- DVD cover
- German: Knockout – Ein Junges Mädchen, ein Junger Mann
- Directed by: Carl Lamac Hans H. Zerlett
- Written by: Hans H. Zerlett
- Produced by: Artur Hohenberg; Carl Lamac; Anny Ondra;
- Starring: Anny Ondra; Max Schmeling; Hans Schönrath;
- Cinematography: Otto Heller; Gustl A. Weiss; Ludwig Zahn;
- Edited by: Ella Ensink
- Music by: Leo Leux
- Production companies: Ondra-Lamac-Film Bavaria Film
- Distributed by: Bavaria Film
- Release date: 1 March 1935;
- Running time: 83 minutes
- Country: Germany
- Language: German

= Knockout (1935 film) =

1935 film

Knockout (Knockout – Ein Junges Mädchen, ein Junger Mann) is a 1935 German sports film directed by Carl Lamac and Hans H. Zerlett and starring Anny Ondra, Max Schmeling, and Hans Schönrath.

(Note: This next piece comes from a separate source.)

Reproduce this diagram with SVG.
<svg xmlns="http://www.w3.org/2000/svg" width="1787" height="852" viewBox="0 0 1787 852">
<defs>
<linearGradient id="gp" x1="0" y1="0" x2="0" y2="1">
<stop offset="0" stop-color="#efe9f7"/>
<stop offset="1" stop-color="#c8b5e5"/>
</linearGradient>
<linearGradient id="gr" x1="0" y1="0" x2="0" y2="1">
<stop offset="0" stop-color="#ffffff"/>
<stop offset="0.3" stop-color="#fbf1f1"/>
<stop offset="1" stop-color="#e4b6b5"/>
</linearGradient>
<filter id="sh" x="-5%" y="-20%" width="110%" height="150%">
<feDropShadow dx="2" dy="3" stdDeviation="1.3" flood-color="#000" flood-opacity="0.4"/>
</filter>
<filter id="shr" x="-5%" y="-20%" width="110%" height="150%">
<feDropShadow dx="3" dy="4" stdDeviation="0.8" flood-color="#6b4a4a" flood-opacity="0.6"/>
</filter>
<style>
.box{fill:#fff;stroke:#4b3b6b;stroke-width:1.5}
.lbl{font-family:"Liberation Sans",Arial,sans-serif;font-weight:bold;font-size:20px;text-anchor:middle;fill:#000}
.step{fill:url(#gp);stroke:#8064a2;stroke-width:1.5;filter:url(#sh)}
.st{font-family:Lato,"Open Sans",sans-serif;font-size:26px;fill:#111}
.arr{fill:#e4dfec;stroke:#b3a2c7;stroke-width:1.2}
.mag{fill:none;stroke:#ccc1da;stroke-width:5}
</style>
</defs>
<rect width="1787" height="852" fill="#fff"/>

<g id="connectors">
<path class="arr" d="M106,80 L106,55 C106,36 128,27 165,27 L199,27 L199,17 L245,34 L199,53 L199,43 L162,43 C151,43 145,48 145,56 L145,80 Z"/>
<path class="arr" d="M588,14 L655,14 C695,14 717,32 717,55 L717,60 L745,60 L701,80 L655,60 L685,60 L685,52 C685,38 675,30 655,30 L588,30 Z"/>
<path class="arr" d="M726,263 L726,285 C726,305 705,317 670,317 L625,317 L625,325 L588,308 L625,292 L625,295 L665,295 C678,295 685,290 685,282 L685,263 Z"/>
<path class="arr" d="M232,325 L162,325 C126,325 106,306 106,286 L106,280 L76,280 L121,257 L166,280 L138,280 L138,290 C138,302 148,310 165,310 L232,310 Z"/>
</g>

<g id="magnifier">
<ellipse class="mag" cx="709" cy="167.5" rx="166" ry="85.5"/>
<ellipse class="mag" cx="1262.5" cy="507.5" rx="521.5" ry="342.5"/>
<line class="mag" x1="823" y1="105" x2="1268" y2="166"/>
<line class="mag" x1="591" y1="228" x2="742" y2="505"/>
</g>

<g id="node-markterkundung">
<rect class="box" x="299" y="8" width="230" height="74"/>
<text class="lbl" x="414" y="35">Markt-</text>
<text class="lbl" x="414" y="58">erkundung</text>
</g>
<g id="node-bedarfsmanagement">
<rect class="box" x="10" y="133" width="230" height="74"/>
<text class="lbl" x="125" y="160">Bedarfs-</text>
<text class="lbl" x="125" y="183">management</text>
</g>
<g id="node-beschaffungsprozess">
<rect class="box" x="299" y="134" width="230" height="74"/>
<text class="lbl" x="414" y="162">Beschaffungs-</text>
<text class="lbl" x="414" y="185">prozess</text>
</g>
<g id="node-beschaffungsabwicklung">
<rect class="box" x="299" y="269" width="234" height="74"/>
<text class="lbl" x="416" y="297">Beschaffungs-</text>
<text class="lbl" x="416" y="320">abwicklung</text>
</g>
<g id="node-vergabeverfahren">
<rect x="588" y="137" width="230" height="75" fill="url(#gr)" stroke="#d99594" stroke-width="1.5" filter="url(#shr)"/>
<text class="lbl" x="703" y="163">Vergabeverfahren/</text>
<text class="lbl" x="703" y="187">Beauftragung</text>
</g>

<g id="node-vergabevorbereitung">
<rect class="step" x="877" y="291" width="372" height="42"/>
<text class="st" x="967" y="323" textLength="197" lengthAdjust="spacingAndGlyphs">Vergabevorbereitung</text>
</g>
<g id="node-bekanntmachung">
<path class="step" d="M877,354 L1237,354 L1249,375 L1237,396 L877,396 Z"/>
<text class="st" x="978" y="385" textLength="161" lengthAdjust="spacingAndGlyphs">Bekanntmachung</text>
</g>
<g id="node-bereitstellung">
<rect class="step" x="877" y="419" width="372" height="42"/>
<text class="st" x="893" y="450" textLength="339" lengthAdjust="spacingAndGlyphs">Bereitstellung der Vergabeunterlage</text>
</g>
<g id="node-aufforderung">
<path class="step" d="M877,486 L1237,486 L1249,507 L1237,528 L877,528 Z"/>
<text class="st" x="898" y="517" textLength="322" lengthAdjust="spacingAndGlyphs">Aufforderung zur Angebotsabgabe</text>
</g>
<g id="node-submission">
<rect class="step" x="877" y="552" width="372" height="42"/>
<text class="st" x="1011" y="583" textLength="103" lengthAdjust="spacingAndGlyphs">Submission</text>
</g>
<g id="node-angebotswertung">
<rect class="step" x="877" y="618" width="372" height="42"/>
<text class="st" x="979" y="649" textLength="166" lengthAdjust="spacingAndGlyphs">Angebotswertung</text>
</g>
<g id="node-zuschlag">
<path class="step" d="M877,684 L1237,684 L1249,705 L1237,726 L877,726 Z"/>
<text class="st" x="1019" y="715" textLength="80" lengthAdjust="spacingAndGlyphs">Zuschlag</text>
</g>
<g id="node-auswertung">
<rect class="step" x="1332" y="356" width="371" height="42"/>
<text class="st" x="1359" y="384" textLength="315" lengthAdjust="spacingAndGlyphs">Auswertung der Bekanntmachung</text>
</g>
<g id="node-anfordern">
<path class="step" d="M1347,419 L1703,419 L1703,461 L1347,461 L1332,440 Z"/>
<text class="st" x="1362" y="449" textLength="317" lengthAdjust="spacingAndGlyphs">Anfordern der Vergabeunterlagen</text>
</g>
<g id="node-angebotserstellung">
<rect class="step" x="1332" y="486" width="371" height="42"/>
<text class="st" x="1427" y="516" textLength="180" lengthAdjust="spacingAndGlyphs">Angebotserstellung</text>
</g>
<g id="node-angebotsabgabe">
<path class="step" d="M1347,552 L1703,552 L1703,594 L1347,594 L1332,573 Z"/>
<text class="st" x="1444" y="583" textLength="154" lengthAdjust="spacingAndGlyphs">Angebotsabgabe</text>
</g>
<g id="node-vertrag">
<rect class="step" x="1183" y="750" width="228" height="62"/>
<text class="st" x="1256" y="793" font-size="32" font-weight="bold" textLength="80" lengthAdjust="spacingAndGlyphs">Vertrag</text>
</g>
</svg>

Schmeling was a leading international boxer, and the film was an attempt to capitalize on his fame. Schmeling and Ondra, who plays the romantic love interest, were married in real life. The film was shot at the Bavaria Studios in Munich. Its sets were designed by the art directors Wilhelm Depenau and Erich Zander.

==Plot==
After impressing a boxing trainer during a brawl over a woman, a young man is recruited and trained to be a boxer. He goes on to fight and defeat the British champion.